> [Available data]
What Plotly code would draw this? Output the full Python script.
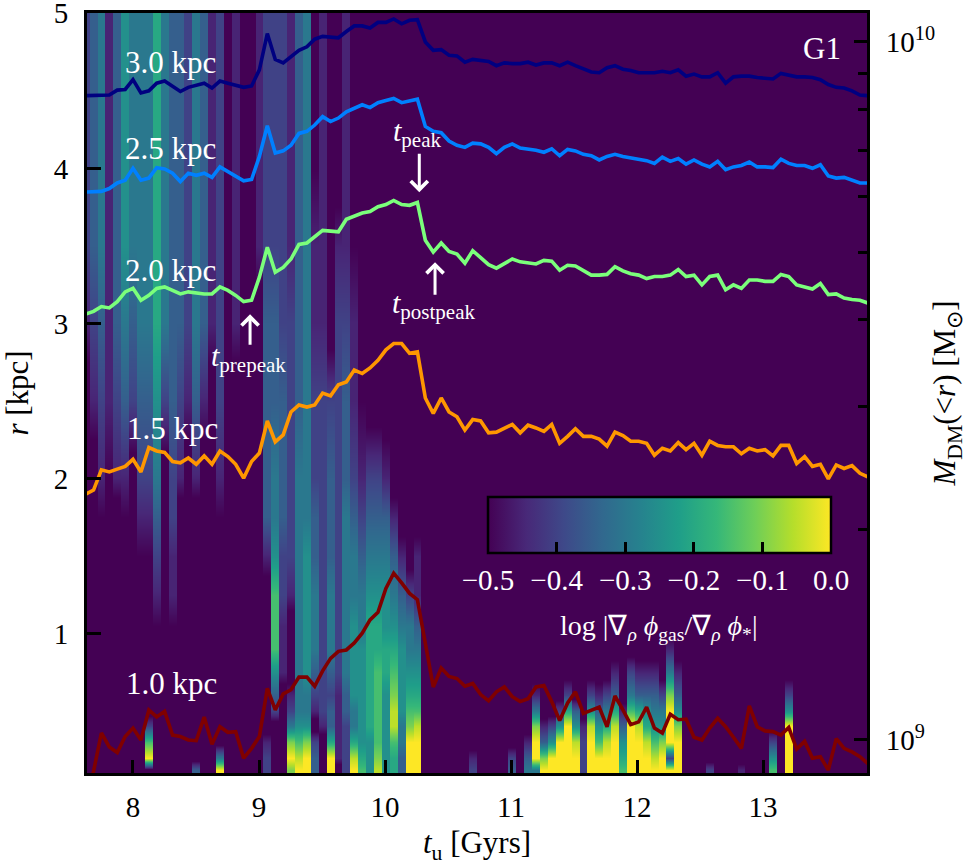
import numpy as np
import plotly.graph_objects as go

# Snapshot times [Gyr]
t_snap = [
    7.624, 7.687, 7.749, 7.812, 7.875, 7.938, 8.000, 8.063, 8.126, 8.188,
    8.251, 8.314, 8.376, 8.439, 8.502, 8.565, 8.627, 8.690, 8.753, 8.815,
    8.878, 8.941, 9.003, 9.066, 9.129, 9.192, 9.254, 9.317, 9.380, 9.442,
    9.505, 9.568, 9.630, 9.693, 9.756, 9.819, 9.881, 9.944, 10.007, 10.069,
    10.132, 10.195, 10.257, 10.320, 10.383, 10.446, 10.508, 10.571, 10.634, 10.696,
    10.759, 10.822, 10.884, 10.947, 11.010, 11.073, 11.135, 11.198, 11.261, 11.323,
    11.386, 11.449, 11.511, 11.574, 11.637, 11.700, 11.762, 11.825, 11.888, 11.950,
    12.013, 12.076, 12.138, 12.201, 12.264, 12.327, 12.389, 12.452, 12.515, 12.577,
    12.640, 12.703, 12.765, 12.828, 12.891, 12.954, 13.016, 13.079, 13.142, 13.204,
    13.267, 13.330, 13.392, 13.455, 13.518, 13.581, 13.643, 13.706, 13.769, 13.832,
]

# log10 of enclosed dark-matter mass M_DM(<r) [Msun] at each snapshot
logm_3p0 = [
    9.923, 9.923, 9.923, 9.924, 9.931, 9.932, 9.946, 9.927, 9.930, 9.941,
    9.944, 9.937, 9.929, 9.935, 9.938, 9.941, 9.934, 9.944, 9.941, 9.938,
    9.935, 9.937, 9.960, 10.012, 9.975, 9.970, 9.979, 9.988, 9.993, 10.004,
    10.008, 10.007, 10.006, 10.015, 10.023, 10.023, 10.020, 10.028, 10.028, 10.033,
    10.026, 10.031, 10.032, 10.000, 9.988, 9.989, 9.981, 9.980, 9.971, 9.975,
    9.973, 9.972, 9.966, 9.970, 9.969, 9.969, 9.971, 9.967, 9.970, 9.970,
    9.966, 9.971, 9.966, 9.961, 9.957, 9.956, 9.963, 9.966, 9.961, 9.959,
    9.956, 9.956, 9.956, 9.958, 9.956, 9.960, 9.951, 9.954, 9.950, 9.950,
    9.956, 9.941, 9.950, 9.951, 9.951, 9.949, 9.948, 9.947, 9.955, 9.953,
    9.950, 9.950, 9.949, 9.946, 9.939, 9.935, 9.934, 9.930, 9.924, 9.923,
]
logm_2p5 = [
    9.785, 9.785, 9.786, 9.790, 9.798, 9.802, 9.819, 9.802, 9.805, 9.820,
    9.818, 9.812, 9.800, 9.812, 9.809, 9.812, 9.806, 9.821, 9.814, 9.807,
    9.801, 9.803, 9.836, 9.880, 9.841, 9.844, 9.852, 9.869, 9.872, 9.881,
    9.893, 9.886, 9.891, 9.900, 9.905, 9.910, 9.906, 9.913, 9.916, 9.919,
    9.913, 9.916, 9.918, 9.879, 9.872, 9.870, 9.858, 9.852, 9.849, 9.855,
    9.854, 9.849, 9.840, 9.849, 9.854, 9.848, 9.847, 9.845, 9.842, 9.847,
    9.837, 9.846, 9.844, 9.839, 9.837, 9.831, 9.836, 9.839, 9.836, 9.834,
    9.832, 9.830, 9.826, 9.835, 9.829, 9.833, 9.825, 9.831, 9.825, 9.821,
    9.829, 9.817, 9.821, 9.823, 9.828, 9.821, 9.821, 9.820, 9.832, 9.826,
    9.823, 9.823, 9.819, 9.824, 9.808, 9.805, 9.806, 9.802, 9.798, 9.798,
]
logm_2p0 = [
    9.610, 9.614, 9.621, 9.619, 9.628, 9.642, 9.647, 9.630, 9.637, 9.647,
    9.649, 9.644, 9.639, 9.642, 9.640, 9.639, 9.639, 9.649, 9.644, 9.637,
    9.628, 9.630, 9.663, 9.706, 9.670, 9.677, 9.689, 9.710, 9.712, 9.721,
    9.730, 9.729, 9.728, 9.746, 9.751, 9.755, 9.757, 9.764, 9.767, 9.773,
    9.767, 9.766, 9.770, 9.716, 9.699, 9.712, 9.700, 9.696, 9.683, 9.701,
    9.691, 9.681, 9.676, 9.683, 9.689, 9.685, 9.684, 9.682, 9.687, 9.686,
    9.673, 9.680, 9.679, 9.673, 9.666, 9.666, 9.667, 9.678, 9.672, 9.668,
    9.666, 9.661, 9.664, 9.664, 9.666, 9.674, 9.664, 9.666, 9.652, 9.664,
    9.666, 9.645, 9.652, 9.647, 9.659, 9.659, 9.657, 9.657, 9.667, 9.664,
    9.652, 9.649, 9.646, 9.654, 9.638, 9.639, 9.633, 9.631, 9.630, 9.626,
]
logm_1p5 = [
    9.352, 9.358, 9.387, 9.384, 9.388, 9.392, 9.402, 9.384, 9.419, 9.414,
    9.412, 9.399, 9.397, 9.404, 9.395, 9.407, 9.395, 9.414, 9.406, 9.395,
    9.375, 9.399, 9.411, 9.457, 9.427, 9.437, 9.470, 9.480, 9.477, 9.480,
    9.497, 9.493, 9.509, 9.513, 9.530, 9.525, 9.533, 9.544, 9.559, 9.568,
    9.568, 9.554, 9.556, 9.490, 9.468, 9.490, 9.470, 9.463, 9.444, 9.459,
    9.457, 9.440, 9.441, 9.447, 9.452, 9.440, 9.451, 9.447, 9.442, 9.452,
    9.425, 9.435, 9.446, 9.435, 9.435, 9.431, 9.421, 9.441, 9.436, 9.428,
    9.428, 9.425, 9.408, 9.418, 9.414, 9.426, 9.416, 9.425, 9.408, 9.428,
    9.422, 9.420, 9.420, 9.410, 9.418, 9.414, 9.416, 9.407, 9.422, 9.422,
    9.396, 9.406, 9.392, 9.395, 9.374, 9.394, 9.389, 9.393, 9.382, 9.377,
]
logm_1p0 = [
    8.914, 8.955, 9.010, 8.990, 8.982, 9.005, 9.017, 9.000, 9.043, 9.033,
    9.041, 9.007, 9.005, 9.000, 8.999, 9.033, 8.994, 9.019, 9.011, 9.012,
    8.974, 8.988, 9.005, 9.074, 9.043, 9.066, 9.072, 9.090, 9.090, 9.077,
    9.099, 9.117, 9.127, 9.129, 9.139, 9.153, 9.172, 9.183, 9.217, 9.239,
    9.225, 9.210, 9.201, 9.139, 9.076, 9.103, 9.091, 9.088, 9.077, 9.081,
    9.065, 9.056, 9.069, 9.076, 9.062, 9.055, 9.059, 9.076, 9.078, 9.055,
    9.028, 9.053, 9.069, 9.038, 9.043, 9.047, 9.019, 9.063, 9.043, 9.022,
    9.026, 9.047, 9.017, 9.010, 9.037, 9.029, 9.030, 9.004, 9.000, 9.017,
    9.031, 9.019, 9.004, 8.988, 9.049, 9.019, 9.013, 9.012, 9.007, 9.018,
    8.987, 8.998, 8.974, 8.976, 8.957, 9.002, 8.988, 8.983, 8.976, 8.966,
]

shell_labels = ["3.0 kpc", "2.5 kpc", "2.0 kpc", "1.5 kpc", "1.0 kpc"]
shell_colors = ["#000080", "#0080ff", "#7bff7b", "#ff9700", "#800000"]

# Radial sample rows [kpc] of the gradient-ratio map
r_rows = [0.12, 0.2, 0.3, 0.4, 0.5, 0.6, 0.75, 0.9, 1.05, 1.25,
          1.5, 1.75, 2.0, 2.5, 3.0, 3.5, 4.0, 4.5, 5.0]

# log|grad phi_gas / grad phi_*| per snapshot, one string per snapshot,
# rows from r = 0.12 (left) to r = 5.0 (right); '|' separates r <= 2 from r >= 2.5.
# '.' below -0.5, digit d -> -0.5 + 0.05 d, 'Y' -> 0.0
ratio_cols = [
    ".............|.12222", ".............|123333", "...........01|234444",
    "............0|111111", "............1|233333", "...........01|345555",
    ".............|234444", "..........012|344444", ".Y72......012|344444",
    "........01234|566666", ".............|244444", ".......001122|333333",
    "............1|233333", ".............|122222", "3...........1|344444",
    ".............|133333", ".............|.11111", "Y4.........01|222222",
    ".............|..0000", ".............|.11111", ".............|......",
    ".............|......", ".............|..1111", "221.......133|332222",
    "....235777544|332222", "......1112233|322222", "8Y8421...1222|221111",
    "Y975444444444|333333", "YY85445555544|444444", "332.123444332|211000",
    "...1222222222|211111", "YY63323444333|2.....", ".111112222222|221...",
    "2222334444443|321111", "Y964455554432|110...", "7655555544321|0.....",
    "5556666665432|......", "9877777665432|......", "5555556655431|......",
    "667998765431.|......", "33445555431..|......", "YYY8765442...|......",
    "YYY97654311..|......", ".............|......", ".............|......",
    ".............|......", ".............|......", ".............|......",
    ".............|......", "21...........|......", ".............|......",
    ".............|......", ".............|......", ".............|......",
    "32...........|......", ".............|......", "431..........|......",
    "4YY841.......|......", "Y831.........|......", "YY52.........|......",
    "YYY52........|......", "YYYY62.......|......", "YY953........|......",
    "2221.........|......", "YYY952.......|......", "YY7531.......|......",
    "YY9642.......|......", "YYY9631......|......", "76531........|......",
    "YYYY742......|......", "YYY9631......|......", "YY96531......|......",
    "Y975431......|......", "YY8542.......|......", "Y2YYY841.....|......",
    "YYY8531......|......", ".............|......", ".............|......",
    ".............|......", "2............|......", ".............|......",
    ".............|......", ".............|......", "1............|......",
    ".............|......", ".............|......", ".............|......",
    "752..........|......", ".............|......", "YYYY52.......|......",
    ".............|......", ".............|......", ".............|......",
    ".............|......", ".............|......", ".............|......",
    ".............|......", ".............|......", ".............|......",
    ".............|......",
]


def level(ch):
    if ch == ".":
        return -0.55
    if ch == "Y":
        return 0.0
    return -0.5 + 0.05 * int(ch)


cols = [s.replace("|", "") for s in ratio_cols]
assert len(cols) == len(t_snap)
assert all(len(c) == len(r_rows) for c in cols)
z_cols = np.array([[level(ch) for ch in c] for c in cols])

# Each snapshot fills a flat band in time: place its profile at both band edges
half = 0.0305
x_edges = []
for t in t_snap:
    x_edges += [t - half, t + half]
z_map = np.repeat(z_cols, 2, axis=0).T

FONT = "Liberation Serif"
CBAR_TITLE = ("log |∇<sub><i>ρ</i></sub> <i>ϕ</i><sub>gas</sub>/"
              "∇<sub><i>ρ</i></sub> <i>ϕ</i><sub>*</sub>|")

fig = go.Figure()
fig.add_trace(go.Heatmap(
    x=x_edges, y=r_rows, z=z_map, zsmooth="best",
    colorscale="Viridis", zmin=-0.5, zmax=0.0, hoverinfo="skip",
    colorbar=dict(
        orientation="h", x=0.734, xanchor="center", y=0.3632, yanchor="top",
        len=0.44, lenmode="fraction", thickness=56, thicknessmode="pixels",
        outlinewidth=2.5, outlinecolor="black", bgcolor="rgba(0,0,0,0)",
        xpad=0, ypad=0,
        tickvals=[-0.5, -0.4, -0.3, -0.2, -0.1, 0.0], tickformat=".1f",
        ticks="inside", ticklen=12, tickwidth=2.5, tickcolor="black",
        tickfont=dict(family=FONT, size=29, color="white"),
    ),
))

for vals, color in zip([logm_3p0, logm_2p5, logm_2p0, logm_1p5, logm_1p0], shell_colors):
    fig.add_trace(go.Scatter(
        x=t_snap, y=10 ** np.array(vals), mode="lines", yaxis="y2",
        line=dict(color=color, width=3.6), showlegend=False, hoverinfo="skip"))

annotations = []
label_pos = [(8.298, 4.684), (8.298, 4.130), (8.298, 3.343), (8.310, 2.324), (8.305, 0.680)]
for text, (tx, ry) in zip(shell_labels, label_pos):
    annotations.append(dict(x=tx, y=ry, xref="x", yref="y", text=text, showarrow=False,
                            font=dict(family=FONT, size=31, color="white")))
annotations.append(dict(x=13.465, y=4.774, xref="x", yref="y", text="G1", showarrow=False,
                        font=dict(family=FONT, size=31, color="white")))

# Colour-bar label, set below the tick labels
annotations.append(dict(x=0.733, y=0.192, xref="paper", yref="paper", text=CBAR_TITLE,
                        xanchor="center", yanchor="middle", showarrow=False,
                        font=dict(family=FONT, size=28, color="white")))

# Event markers: arrows and their labels
arrow_style = dict(xref="x", yref="y", text="", showarrow=True, arrowhead=4,
                   arrowsize=1.1, arrowwidth=3, arrowcolor="white", ax=0)
annotations.append(dict(x=10.272, y=3.846, ay=-40, **arrow_style))
annotations.append(dict(x=10.397, y=3.395, ay=34, **arrow_style))
annotations.append(dict(x=8.929, y=3.059, ay=32, **arrow_style))
for text, tx, ry in [("<i>t</i><sub>peak</sub>", 10.254, 4.226),
                     ("<i>t</i><sub>postpeak</sub>", 10.381, 3.117),
                     ("<i>t</i><sub>prepeak</sub>", 8.913, 2.776)]:
    annotations.append(dict(x=tx, y=ry, xref="x", yref="y", text=text, showarrow=False,
                            font=dict(family=FONT, size=30, color="white")))

axis_common = dict(showgrid=False, zeroline=False, showline=True, linecolor="black",
                   linewidth=3, ticks="inside", tickcolor="black", tickwidth=2.5,
                   automargin=False, ticklabeloverflow="allow",
                   tickfont=dict(family=FONT, size=29, color="black"))

fig.update_layout(
    width=967, height=866,
    margin=dict(l=87, r=100, t=13, b=93),
    paper_bgcolor="white", plot_bgcolor="#440154",
    font=dict(family=FONT, color="black"),
    xaxis=dict(range=[7.635, 13.825], tickvals=[8, 9, 10, 11, 12, 13], ticklen=13,
               mirror=True, ticklabelstandoff=6,
               title=dict(text="<i>t</i><sub>u</sub> [Gyrs]", standoff=10,
                          font=dict(family=FONT, size=31)),
               **axis_common),
    yaxis=dict(range=[0.1, 5.002], tickvals=[1, 2, 3, 4, 5], ticklen=14, mirror=True,
               ticklabelstandoff=10,
               title=dict(text="<i>r</i> [kpc]", standoff=16, font=dict(family=FONT, size=31)),
               **axis_common),
    yaxis2=dict(overlaying="y", side="right", type="log", range=[8.9527, 10.0415],
                tickvals=[1e9, 1e10], ticktext=["10<sup>9</sup>", "10<sup>10</sup>"],
                ticklen=13, ticklabelstandoff=10,
                minor=dict(tickvals=[2e9, 3e9, 4e9, 5e9, 6e9, 7e9, 8e9, 9e9],
                           ticks="inside", ticklen=9, tickwidth=2.5, tickcolor="black"),
                title=dict(text="<i>M</i><sub>DM</sub>(&lt;<i>r</i>) [M<sub>⊙</sub>]",
                           standoff=8, font=dict(family=FONT, size=31)),
                **axis_common),
    annotations=annotations,
)

fig.write_html("out.html")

> [Do this]
Return only the lines from the start of the data through the line that contains "import plotly.graph_objects as go", please, copying them exactly and omitting all pictures.

> [Solution for this exercise]
What Plotly code would draw this? Output the full Python script.
import numpy as np
import plotly.graph_objects as go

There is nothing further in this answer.